“Try to be sober for five seconds and focus.” Josh grabs the Red Bull can as she attempts to open it. “Am I supposed to send the underwear back to her? I spent two hundred dollars on a tiny triangle of mesh and now it’s mocking me.”
“You bought them?” Ari abruptly turns down a different aisle. “Did I tell you that Cass has this thing about plain cotton briefs?” She raises her eyebrows like he’s supposed to read something into that. “She never wanted me to wear anything else.” She grabs a ten-pack of generic women’s underwear off the rack, holding it out to him. “I have a drawer full of these from Costco!” She drops the package of briefs and Josh retrieves them from the floor. “Okay. Your turn. You need to tell me one really aggravating thing about Sophie.”
He places the briefs back on the rack. “Why?”
“This woman left you high and dry at a time when you needed support and you never talk shit about her. Like…would she leave one square of toilet paper on the roll without replacing it? Did she quietly fart as soon as you left the room when she thought you wouldn’t hear? Does she own NFTs? Does she have any weird rashes or unconscionable hot takes on Zack Snyder?”
Josh scans the Sophie Archives for an anecdote that’s interesting but not painful. A fondness for rioja, the fact that her Kindle was never charged, her fondness for having sex while blindfolded with her sleep mask…
“Sophie has to be listening to this very specific podcast in order to…” Josh performs a noncommittal hand gesture. “You know…”
“Have an orgasm?” Ari shouts.
He shushes her, glancing around the store.
“What was it?” She leans in like she’s going to whisper but speaks in the same loud drunk voice. “Like…an ASMR thing? Erotic short stories?”
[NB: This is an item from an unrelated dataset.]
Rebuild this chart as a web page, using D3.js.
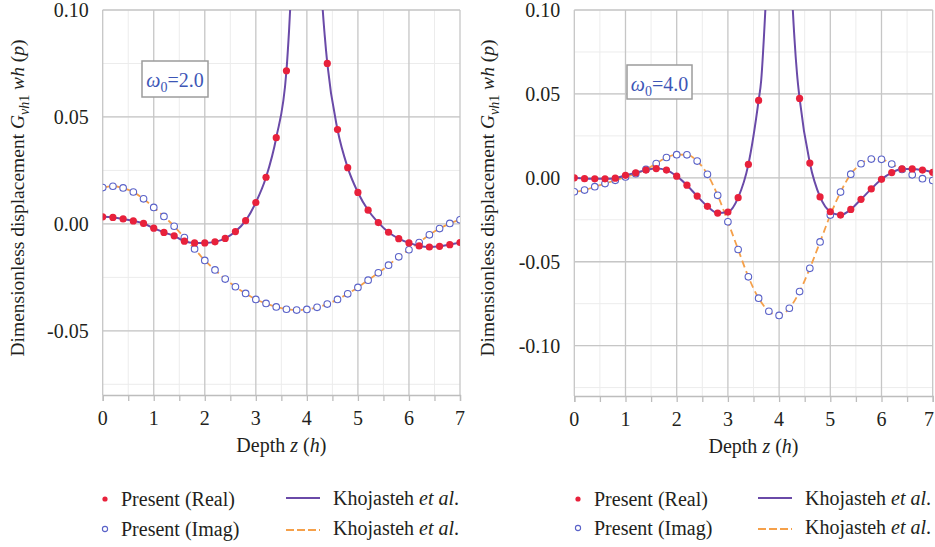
<!DOCTYPE html>
<html>
<head>
<meta charset="utf-8">
<script src="https://cdn.jsdelivr.net/npm/d3@7"></script>
<style>
  body { margin: 0; background: #fff; }
  #chart, #chart text { font-family: 'Liberation Serif', 'DejaVu Serif', 'Times New Roman', Times, serif; }
  #chart text { fill: #231f20; }
</style>
</head>
<body>
<svg id="chart" width="935" height="547" font-family="Liberation Serif, DejaVu Serif, serif"></svg>
<script>
// depth samples of the "Present" points
const depthZ = [0, 0.2, 0.4, 0.6, 0.8, 1.0, 1.2, 1.4, 1.6, 1.8, 2.0, 2.2, 2.4, 2.6, 2.8, 3.0, 3.2, 3.4,
  3.6, 3.8, 4.0, 4.2, 4.4, 4.6, 4.8, 5.0, 5.2, 5.4, 5.6, 5.8, 6.0, 6.2, 6.4, 6.6, 6.8, 7.0];

// omega0 = 2.0
const real2 = [0.0033, 0.0030, 0.0023, 0.0014, 0.0002, -0.0020, -0.0040, -0.0056, -0.0081, -0.0089, -0.0089,
  -0.0084, -0.0068, -0.0036, 0.0015, 0.0100, 0.0218, 0.0403, 0.0716, null, null, null, 0.0750, 0.0441,
  0.0263, 0.0147, 0.0064, 0.0006, -0.0039, -0.0069, -0.0089, -0.0103, -0.0108, -0.0105, -0.0097, -0.0087];
const imag2 = [0.0170, 0.0176, 0.0168, 0.0149, 0.0117, 0.0077, 0.0035, -0.0011, -0.0064, -0.0117, -0.0171,
  -0.0215, -0.0258, -0.0294, -0.0325, -0.0353, -0.0372, -0.0388, -0.0399, -0.0403, -0.0400, -0.0390,
  -0.0375, -0.0353, -0.0327, -0.0297, -0.0263, -0.0229, -0.0193, -0.0154, -0.0121, -0.0087, -0.0051,
  -0.0022, 0.0002, 0.0019];
// extra points of the Khojasteh real curve near the singular peak
const peakZ2 = [3.65, 3.7, 3.75, 3.8, 4.2, 4.25, 4.3, 4.35];
const peakReal2 = [0.090, 0.113, 0.140, 0.175, 0.160, 0.128, 0.104, 0.088];

// omega0 = 4.0
const real4 = [0.0000, -0.0005, -0.0006, -0.0006, -0.0002, 0.0015, 0.0030, 0.0046, 0.0055, 0.0046, 0.0010,
  -0.0044, -0.0109, -0.0170, -0.0210, -0.0204, -0.0118, 0.0080, 0.0461, null, null, null, 0.0473, 0.0088,
  -0.0114, -0.0202, -0.0222, -0.0188, -0.0128, -0.0066, -0.0009, 0.0031, 0.0053, 0.0053, 0.0046, 0.0033];
const imag4 = [-0.0083, -0.0073, -0.0053, -0.0034, -0.0015, 0.0005, 0.0025, 0.0050, 0.0085, 0.0121, 0.0138,
  0.0137, 0.0100, 0.0021, -0.0104, -0.0262, -0.0427, -0.0590, -0.0717, -0.0795, -0.0820, -0.0777,
  -0.0678, -0.0539, -0.0382, -0.0222, -0.0085, 0.0022, 0.0084, 0.0112, 0.0110, 0.0082, 0.0050,
  0.0018, -0.0005, -0.0016];
const peakZ4 = [3.65, 3.7, 3.75, 3.8, 4.2, 4.25, 4.3, 4.35];
const peakReal4 = [0.058, 0.082, 0.113, 0.160, 0.160, 0.112, 0.083, 0.062];

const xTicks = [0, 1, 2, 3, 4, 5, 6, 7];
const yTicks2 = [-0.05, 0.00, 0.05, 0.10];
const yTicks4 = [-0.10, -0.05, 0.00, 0.05, 0.10];
const legendLabels = ["Present (Real)", "Present (Imag)", "Khojasteh", "Khojasteh"];

const C_RED = "#e8213b", C_BLUE = "#5a62c8", C_PURPLE = "#6a4aa8", C_ORANGE = "#f5a04a";
const SERIF = "Liberation Serif, DejaVu Serif, serif";

const svg = d3.select("#chart");

function drawPanel(opt) {
  const x = d3.scaleLinear().domain([0, 7]).range([opt.left, opt.right]);
  const y = d3.scaleLinear().domain(opt.yDomain).range([opt.bottom, opt.top]);
  const g = svg.append("g").attr("font-family", SERIF);

  const clipId = "clip" + opt.id;
  svg.append("clipPath").attr("id", clipId).append("rect")
    .attr("x", opt.left).attr("y", opt.top)
    .attr("width", opt.right - opt.left).attr("height", opt.bottom - opt.top);

  // minor grid
  const xMinor = d3.range(0.5, 7, 1);
  const yMinor = d3.range(Math.ceil(opt.yDomain[0] / 0.025) * 0.025, opt.yDomain[1] + 1e-9, 0.025);
  g.append("g").selectAll("line").data(xMinor).join("line")
    .attr("x1", d => x(d)).attr("x2", d => x(d)).attr("y1", opt.top).attr("y2", opt.bottom)
    .attr("stroke", "#ececec").attr("stroke-width", 1);
  g.append("g").selectAll("line").data(yMinor).join("line")
    .attr("x1", opt.left).attr("x2", opt.right).attr("y1", d => y(d)).attr("y2", d => y(d))
    .attr("stroke", "#ececec").attr("stroke-width", 1);

  // major grid
  g.append("g").selectAll("line").data(xTicks).join("line")
    .attr("x1", d => x(d)).attr("x2", d => x(d)).attr("y1", opt.top).attr("y2", opt.bottom)
    .attr("stroke", "#c6c6c6").attr("stroke-width", 1.3);
  g.append("g").selectAll("line").data(opt.yTicks).join("line")
    .attr("x1", opt.left).attr("x2", opt.right).attr("y1", d => y(d)).attr("y2", d => y(d))
    .attr("stroke", "#c6c6c6").attr("stroke-width", 1.3);

  // bottom axis
  const xAxis = d3.axisBottom(x).tickValues(d3.range(0, 7.01, 0.5)).tickSize(6).tickFormat("");
  const ax = g.append("g").attr("transform", `translate(0,${opt.bottom})`).call(xAxis);
  ax.selectAll("path, line").attr("stroke", "#bdbdbd").attr("stroke-width", 1.3);

  g.append("g").selectAll("text").data(xTicks).join("text")
    .attr("x", d => Math.min(x(d), 929)).attr("y", opt.bottom + 30)
    .attr("text-anchor", "middle").attr("font-size", 20).text(d => d);

  g.append("g").selectAll("text").data(opt.yTicks).join("text")
    .attr("x", opt.left - 14).attr("y", d => y(d) + 7)
    .attr("text-anchor", "end").attr("font-size", 20).text(d => d.toFixed(2));

  g.append("text").attr("x", (opt.left + opt.right) / 2).attr("y", opt.bottom + 57)
    .attr("text-anchor", "middle").attr("font-size", 20)
    .call(t => {
      t.append("tspan").text("Depth ");
      t.append("tspan").attr("font-style", "italic").text("z");
      t.append("tspan").text(" (");
      t.append("tspan").attr("font-style", "italic").text("h");
      t.append("tspan").text(")");
    });

  // y label
  g.append("text")
    .attr("transform", `translate(${opt.labelX},${opt.labelY}) rotate(-90)`)
    .attr("text-anchor", "middle").attr("font-size", 19.5)
    .call(t => {
      t.append("tspan").text("Dimensionless displacement ");
      t.append("tspan").attr("font-style", "italic").text("G");
      t.append("tspan").attr("font-style", "italic").attr("font-size", 14).attr("dy", 5).text("vh");
      t.append("tspan").attr("font-size", 14).text("1");
      t.append("tspan").attr("dy", -5).text(" ");
      t.append("tspan").attr("font-style", "italic").text("wh");
      t.append("tspan").text(" (");
      t.append("tspan").attr("font-style", "italic").text("p");
      t.append("tspan").text(")");
    });

  // data
  const imagPts = depthZ.map((z, i) => [z, opt.imag[i]]);
  const realPts = depthZ.map((z, i) => [z, opt.real[i]]).filter(d => d[1] !== null);
  const realLine = realPts.concat(opt.peakZ.map((z, i) => [z, opt.peakReal[i]]))
    .sort((a, b) => a[0] - b[0]);

  const line = d3.line().x(d => x(d[0])).y(d => y(d[1])).curve(d3.curveMonotoneX);
  const plot = g.append("g").attr("clip-path", `url(#${clipId})`);

  plot.append("path").datum(imagPts).attr("d", line)
    .attr("fill", "none").attr("stroke", C_ORANGE).attr("stroke-width", 1.8)
    .attr("stroke-dasharray", "7,4");
  plot.append("path").datum(realLine).attr("d", line)
    .attr("fill", "none").attr("stroke", C_PURPLE).attr("stroke-width", 2);

  plot.append("g").selectAll("circle").data(imagPts).join("circle")
    .attr("cx", d => x(d[0])).attr("cy", d => y(d[1])).attr("r", 3.3)
    .attr("fill", "white").attr("stroke", C_BLUE).attr("stroke-width", 1.1);
  plot.append("g").selectAll("circle").data(realPts).join("circle")
    .attr("cx", d => x(d[0])).attr("cy", d => y(d[1])).attr("r", 3.6)
    .attr("fill", C_RED);

  // omega box
  const b = opt.box;
  g.append("rect").attr("x", b.x).attr("y", b.y).attr("width", b.w).attr("height", b.h)
    .attr("fill", "white").attr("stroke", "#9c9c9c").attr("stroke-width", 1.5);
  g.append("text").attr("x", b.x + b.w / 2).attr("y", b.y + 26)
    .attr("text-anchor", "middle").attr("font-size", 20)
    .style("fill", "#3d56b6")
    .call(t => {
      t.append("tspan").attr("font-style", "italic").text("ω");
      t.append("tspan").attr("font-size", 14).attr("dy", 5).text("0");
      t.append("tspan").attr("dy", -5).text("=" + opt.omega);
    });

  // legend
  const L = opt.legend;
  const lg = g.append("g").attr("font-size", 20);
  lg.append("circle").attr("cx", L.x).attr("cy", L.y1).attr("r", 2.6).attr("fill", C_RED);
  lg.append("circle").attr("cx", L.x).attr("cy", L.y2).attr("r", 2.6)
    .attr("fill", "white").attr("stroke", C_BLUE).attr("stroke-width", 1.1);
  lg.append("text").attr("x", L.x + 16).attr("y", L.y1 + 7).text(legendLabels[0]);
  lg.append("text").attr("x", L.x + 16).attr("y", L.y2 + 7).text(legendLabels[1]);
  lg.append("line").attr("x1", L.lx).attr("x2", L.lx + 34).attr("y1", L.y1 - 1).attr("y2", L.y1 - 1)
    .attr("stroke", C_PURPLE).attr("stroke-width", 2);
  lg.append("line").attr("x1", L.lx).attr("x2", L.lx + 34).attr("y1", L.y2 + 1).attr("y2", L.y2 + 1)
    .attr("stroke", C_ORANGE).attr("stroke-width", 2).attr("stroke-dasharray", "8,3");
  [L.y1, L.y2].forEach((yy, i) => {
    lg.append("text").attr("x", L.lx + 47).attr("y", yy + 6)
      .call(t => {
        t.append("tspan").text(legendLabels[2 + i] + " ");
        t.append("tspan").attr("font-style", "italic").text("et al");
        t.append("tspan").text(".");
      });
  });
}

drawPanel({
  id: 1, left: 102.7, right: 460, top: 10, bottom: 395, yDomain: [-0.08, 0.10], yTicks: yTicks2,
  real: real2, imag: imag2, peakZ: peakZ2, peakReal: peakReal2, omega: "2.0",
  labelX: 24, labelY: 198,
  box: { x: 142, y: 61, w: 66, h: 36 },
  legend: { x: 105, y1: 499, y2: 529, lx: 286 }
});

drawPanel({
  id: 2, left: 574.3, right: 932.7, top: 10, bottom: 396, yDomain: [-0.13, 0.10], yTicks: yTicks4,
  real: real4, imag: imag4, peakZ: peakZ4, peakReal: peakReal4, omega: "4.0",
  labelX: 494, labelY: 198,
  box: { x: 627, y: 65, w: 65, h: 34 },
  legend: { x: 578, y1: 499, y2: 528, lx: 758 }
});
</script>
</body>
</html>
“That’s the worst part.” He waits for another shopper to move past them. “It was This Week in Tech.”
Ari nods slowly. “You know what you should do?” She grabs the lapel of his coat and he inhales the scent of Jose Cuervo and citrusy perfume. Her mouth curves into an evil grin. “You should get another woman to put the panties on and take a picture of her and send that photo to Sophie.”
Josh stares at her, impressed and a little intimidated. “Fuck, I’m glad I’ll never have to break up with you.”
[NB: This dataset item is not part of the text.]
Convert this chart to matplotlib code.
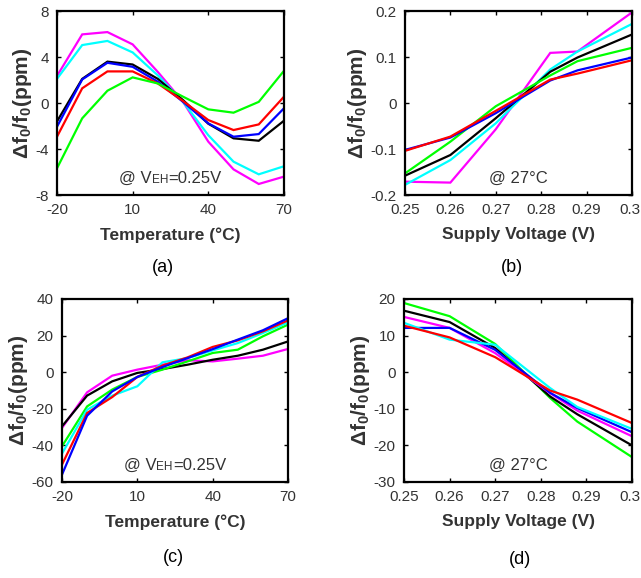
import matplotlib
matplotlib.use("Agg")
import matplotlib.pyplot as plt
import matplotlib.transforms as mtransforms
from matplotlib.offsetbox import TextArea, HPacker, AnnotationBbox

plt.rcParams['font.family'] = ['Liberation Sans', 'DejaVu Sans']
plt.rcParams['mathtext.fontset'] = 'custom'
plt.rcParams['mathtext.rm'] = 'Liberation Sans'
plt.rcParams['mathtext.bf'] = 'Liberation Sans:bold'

colors = {'red': '#ff0000', 'blue': '#0000ff', 'green': '#00ff00',
          'cyan': '#00ffff', 'magenta': '#ff00ff', 'black': '#000000'}

# (a) temperature sweep @ VEH=0.25V
temp = [-20, -10, 0, 10, 20, 30, 40, 50, 60, 70]
a_vals = {
    'magenta': [2.35, 5.97, 6.17, 5.1, 2.7, 0.1, -3.36, -5.77, -7.04, -6.4],
    'cyan':    [2.1, 5.04, 5.4, 4.4, 2.4, 0.1, -2.8, -5.1, -6.2, -5.5],
    'black':   [-1.6, 2.1, 3.6, 3.35, 2.1, 0.25, -1.8, -3.07, -3.28, -1.54],
    'blue':    [-2.06, 2.05, 3.5, 3.15, 1.85, 0.1, -1.77, -2.93, -2.7, -0.46],
    'red':     [-2.93, 1.28, 2.75, 2.75, 1.7, 0.17, -1.48, -2.35, -1.86, 0.55],
    'green':   [-5.68, -1.33, 1.07, 2.23, 1.7, 0.55, -0.55, -0.84, 0.1, 2.8],
}

# (b) supply voltage sweep @ 27C
volt = [0.25, 0.26, 0.27, 0.282, 0.288, 0.30]
b_vals = {
    'magenta': [-0.171, -0.173, -0.057, 0.109, 0.112, 0.197],
    'cyan':    [-0.178, -0.124, -0.044, 0.073, 0.112, 0.172],
    'black':   [-0.158, -0.113, -0.033, 0.068, 0.099, 0.149],
    'green':   [-0.153, -0.084, -0.007, 0.060, 0.091, 0.120],
    'blue':    [-0.102, -0.075, -0.022, 0.049, 0.071, 0.099],
    'red':     [-0.104, -0.073, -0.017, 0.051, 0.064, 0.093],
}

# (c) temperature sweep @ VEH=0.25V
c_vals = {
    'magenta': [-30.5, -11, -1.9, 1.4, 4.1, 6.5, 5.9, 7.4, 9.0, 12.7],
    'black':   [-29.6, -12.8, -5.0, -0.4, 1.7, 4.1, 6.8, 9.0, 12.3, 16.8],
    'green':   [-40.5, -18.7, -9.5, -2.6, 1.4, 5.9, 10.5, 12.3, 19.6, 26.0],
    'cyan':    [-44.5, -20.5, -12.8, -7.7, 5.4, 7.7, 11.9, 15.9, 21.4, 27.2],
    'red':     [-50.5, -22.3, -13.6, -2.6, 3.6, 8.1, 13.8, 17.4, 22.3, 28.3],
    'blue':    [-56.0, -23.8, -10.5, -2.6, 2.8, 7.7, 12.6, 17.8, 22.9, 29.5],
}

# (d) supply voltage sweep @ 27C
d_vals = {
    'green':   [18.9, 15.3, 7.7, -7.0, -13.5, -23.2],
    'black':   [16.8, 13.7, 6.6, -6.6, -11.5, -20.0],
    'magenta': [15.1, 12.1, 5.2, -5.7, -10.5, -17.5],
    'blue':    [12.1, 12.1, 6.1, -5.6, -9.8, -16.4],
    'cyan':    [13.5, 8.9, 7.5, -4.3, -9.5, -15.5],
    'red':     [12.7, 9.5, 4.1, -5.0, -7.5, -13.9],
}

temp_ticks = [-20, 10, 40, 70]
volt_ticks = [0.25, 0.26, 0.27, 0.28, 0.29, 0.30]
volt_ticklabels = ['0.25', '0.26', '0.27', '0.28', '0.29', '0.3']

fig = plt.figure(figsize=(6.41, 5.78), dpi=100)

txt_col = '#333333'
axes_specs = [
    ([0.0889, 0.6626, 0.3541, 0.3183], temp, a_vals, (-20, 70), temp_ticks, [str(t) for t in temp_ticks],
     (-8, 8), [-8, -4, 0, 4, 8], 'Temperature (°C)', 'veh', '(a)', (163, 267)),
    ([0.6318, 0.6626, 0.3541, 0.3183], volt, b_vals, (0.25, 0.30), volt_ticks, volt_ticklabels,
     (-0.2, 0.2), [-0.2, -0.1, 0, 0.1, 0.2], 'Supply Voltage (V)', '@ 27°C', '(b)', (512, 267)),
    ([0.0967, 0.1661, 0.3526, 0.3166], temp, c_vals, (-20, 70), temp_ticks, [str(t) for t in temp_ticks],
     (-60, 40), [-60, -40, -20, 0, 20, 40], 'Temperature (°C)', 'veh', '(c)', (173, 558)),
    ([0.6303, 0.1661, 0.3557, 0.3166], volt, d_vals, (0.25, 0.30), volt_ticks, volt_ticklabels,
     (-30, 20), [-30, -20, -10, 0, 10, 20], 'Supply Voltage (V)', '@ 27°C', '(d)', (520, 559)),
]

W, H = 641, 578
for rect, xs, vals, xl, xt, xtl, yl, yt, xlabel, note, tag, tagpos in axes_specs:
    ax = fig.add_axes(rect)
    for name, ys in vals.items():
        ax.plot(xs, ys, color=colors[name], lw=1.6, solid_joinstyle='miter')
    ax.set_xlim(*xl)
    ax.set_ylim(*yl)
    ax.set_xticks(xt)
    ax.set_xticklabels(xtl)
    ax.set_yticks(yt)
    ax.set_yticklabels([('%g' % v) for v in yt])
    ax.tick_params(direction='in', top=True, right=True, length=3, width=1,
                   labelsize=11, colors='black', labelcolor=txt_col, pad=6)
    for s in ax.spines.values():
        s.set_linewidth(1.6)
    if xl[1] == 0.30:
        last = ax.get_xticklabels()[-1]
        last.set_transform(last.get_transform() +
                           mtransforms.ScaledTranslation(-2.5 / 100, 0, fig.dpi_scale_trans))
    ax.set_xlabel(xlabel, fontsize=12.5, fontweight='bold', color=txt_col, labelpad=7)
    ax.set_ylabel(r'$\mathbf{\Delta f_0/f_0(ppm)}$', fontsize=15, color=txt_col, labelpad=1)
    if note == 'veh':
        parts = [TextArea('@ V', textprops=dict(fontsize=12, color=txt_col)),
                 TextArea('EH', textprops=dict(fontsize=8.5, color=txt_col)),
                 TextArea('=0.25V', textprops=dict(fontsize=12, color=txt_col))]
        box = HPacker(children=parts, align='baseline', pad=0, sep=0)
        ab = AnnotationBbox(box, (0.5, 0.09), xycoords='axes fraction',
                            frameon=False, box_alignment=(0.5, 0.5))
        ax.add_artist(ab)
    else:
        ax.text(0.5, 0.09, note, transform=ax.transAxes, ha='center', va='center',
                fontsize=12, color=txt_col)
    fig.text(tagpos[0] / W, 1 - tagpos[1] / H, tag, ha='center', va='center',
             fontsize=13, color='black')

fig.savefig('out.png', dpi=100)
She drops her grip on his coat and continues down the aisle, already on to the next topic. “Why don’t you have NyQuil in your apartment? How do you live?” Her voice sounds like truck tires over gravel.
“Klonopin.” He picks up the dark blue NyQuil package. “You shouldn’t be taking cold medication when you’re drunk.”
“Nonsense! That’s the best time to—” Ari stops in her tracks, nearly tripping him. “Oh my God.”
“What? What is it?”
She bounces over to a cardboard display at the end of the next aisle and grabs a box.
“Josh.” She clutches the package to her chest. “Will you be my Dust Daddy?”
He flushes for a second before she flips the box around to show him the logo. It’s some kind of phallic as-seen-on-TV vacuum-cleaner attachment and she’s definitely about to make a scene.
“I’m begging you not to turn that into a nickname.”
“It’s for cleaning. Your favorite. Ooh, it gets into the tiniest cracks and crevices.” She holds out the box at arm’s length so they can both read it. “Flexible tubes with ‘powerful suction.’ How can a girl compete with that?” She bites her lip. “Should we get it? Is this my new boyfriend?” She drops the Dust Daddy back onto the display. “Oh! I have the best idea!”
Josh makes frenetic shushing motions, which only seem to amuse her. “Does it involve a giant bottle of Gatorade and some aspirin?”
“Pervertables.”
“What?” He feels the flush creeping back, not that she’d notice subtle details like that right now. The entire store must look like an expressionist painting to her.
“You pick out items that are normal on their own but could be sexual in the right context. When you buy them together, it looks like you’re preparing for a low-budget kink scene. Like”—she squeezes her eyes shut for a moment—“clothespins and a jump rope.”
“No.”
“Yes,” she insists. “I challenge you to a pervertables duel. Hamilton versus Burr.”
“Is this some awful improv game you force your students to do at the first class?”